RuntimeError: CUDA error: an illegal memory access was encountered
shilpaullas4 opened this issue · comments
Hi @CoinCheung ,
I tried running your BiSeNetv2 implementation on ADE20K dataset and it works!
I would like to train custom dataset using bisenet-v2.
Dataset Details :
- image size : 1920x1080
- Only two values in my label image {0, 127}
Config :
cfg = dict(
model_type='bisenetv2',
n_cats=2,
num_aux_heads=4,
lr_start=5e-3,
weight_decay=5e-4,
warmup_iters=1000,
max_iter=29000,
dataset='CustomerDataset',
im_root='./datasets/custom/',
train_im_anns='./datasets/custom/train.txt',
val_im_anns='./datasets/custom/val.txt',
scales=[0.5, 2.],
cropsize=[512, 512],
eval_crop=[512, 512],
eval_start_shortside=512,
eval_scales=[0.5, 0.75, 1, 1.25, 1.5, 1.75],
ims_per_gpu=1,
eval_ims_per_gpu=1,
use_fp16=True,
use_sync_bn=True,
respth='./res',
)
But while trying with this dataset , I'm getting cuda runtime error as shown below
loss_hard = loss[loss > self.thresh]
RuntimeError: CUDA error: an illegal memory access was encountered
CUDA kernel errors might be asynchronously reported at some other API call,so the stacktrace below might be incorrect.
For debugging consider passing CUDA_LAUNCH_BLOCKING=1.
terminate called after throwing an instance of 'c10::CUDAError'
what(): CUDA error: an illegal memory access was encountered
CUDA kernel errors might be asynchronously reported at some other API call,so the stacktrace below might be incorrect.

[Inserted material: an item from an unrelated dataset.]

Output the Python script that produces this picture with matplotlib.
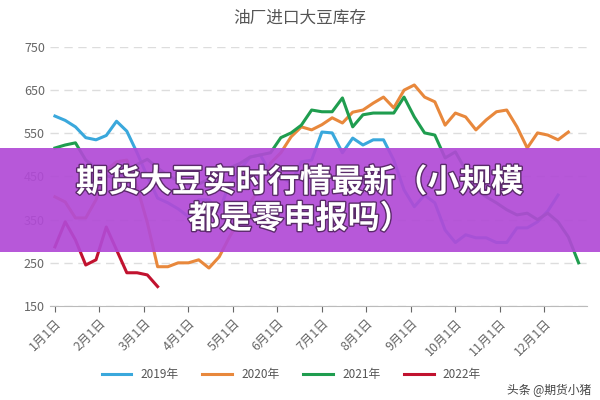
import matplotlib
matplotlib.use("Agg")
import matplotlib.pyplot as plt
from matplotlib.patches import Rectangle
import matplotlib.patheffects as pe
import numpy as np

plt.rcParams['font.family'] = ['Noto Sans CJK SC', 'DejaVu Sans']

months = [f"{i}月1日" for i in range(1, 13)]
s2019 = [590,580,565,540,535,545,578,555,505,450,400,389,375,357,396,396,368,435,465,495,500,458,449,435,484,488,553,551,505,539,523,535,535,488,419,380,407,389,326,297,315,308,308,297,297,331,331,345,370,407]
s2020 = [403,391,354,354,396,465,484,488,426,343,241,241,250,250,257,238,264,310,350,389,426,481,505,542,565,558,570,586,574,599,604,620,634,609,650,662,634,623,569,597,588,558,581,600,604,565,516,551,546,535,553]
s2021 = [516,523,528,488,470,452,445,460,478,490,470,452,440,430,432,445,460,470,480,495,500,505,540,551,569,604,600,600,632,565,593,597,597,597,634,588,551,546,493,507,465,419,403,389,373,361,365,350,365,345,310,250]
s2022 = [287,345,303,245,257,333,280,227,227,222,195]
labels = ["2019年", "2020年", "2021年", "2022年"]
colors = ["#3aa8dc", "#e8883c", "#1f9d4f", "#c1122f"]

fig = plt.figure(figsize=(6, 4), dpi=100)
ax = fig.add_axes([0.083, 0.235, 0.895, 0.6475])
for s, c, l in zip([s2019, s2020, s2021, s2022], colors, labels):
    ax.plot(np.arange(len(s)), s, color=c, lw=2.2, label=l)
ax.set_ylim(150, 750)
ax.set_yticks(range(150, 751, 100))
ax.set_xlim(-0.5, 51.8)
ax.set_xticks(np.arange(12) * 52 / 12)
ax.set_xticklabels(months, rotation=45, ha='right', rotation_mode='anchor')
ax.tick_params(colors='#666666', labelsize=9, length=4)
ax.tick_params(axis='y', length=0)
ax.grid(axis='y', ls=(0, (6, 4)), color='#dddddd', lw=1)
for sp in ['top', 'right', 'left']:
    ax.spines[sp].set_visible(False)
ax.spines['bottom'].set_color('#bbbbbb')
ax.set_axisbelow(True)
fig.text(0.5, 0.955, "油厂进口大豆库存", ha='center', va='center', fontsize=12, color='#555555')
ax.legend(loc='upper center', bbox_to_anchor=(0.45, -0.2), ncol=4, frameon=False,
          fontsize=8.5, handlelength=2.5, labelcolor='#555555', columnspacing=2)
fig.text(0.985, 0.025, "头条 @期货小猪", ha='right', va='center', fontsize=8.5, color='#444444')
fig.patches.append(Rectangle((0, 0.37), 1, 0.26, transform=fig.transFigure,
                             facecolor='#b14ad6', alpha=0.92, zorder=10))
fx = [pe.withStroke(linewidth=2, foreground='#5a2a6a')]
fig.text(0.5, 0.543, "期货大豆实时行情最新（小规模", ha='center', va='center', fontsize=23,
         fontweight='bold', color='white', zorder=11, path_effects=fx)
fig.text(0.5, 0.452, "都是零申报吗）", ha='center', va='center', fontsize=23,
         fontweight='bold', color='white', zorder=11, path_effects=fx)
fig.savefig("out.png", dpi=100)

For debugging consider passing CUDA_LAUNCH_BLOCKING=1.
How do I solve this issue?
@shilpaullas4
I recommender that you refer to this link.
I think the cause of the error is incorrect label matching.
Hi @Sangh0
Thanks for the reply.
I was able to resolve it by adding the following line in base_dataset.py
_, label = cv2.threshold(label, 0, 255, cv2.THRESH_BINARY)
def get_image(self, impth, lbpth):
img = cv2.imread(impth)[:, :, ::-1].copy()
label = cv2.imread(lbpth, 0)
_, label = cv2.threshold(label, 0, 255, cv2.THRESH_BINARY)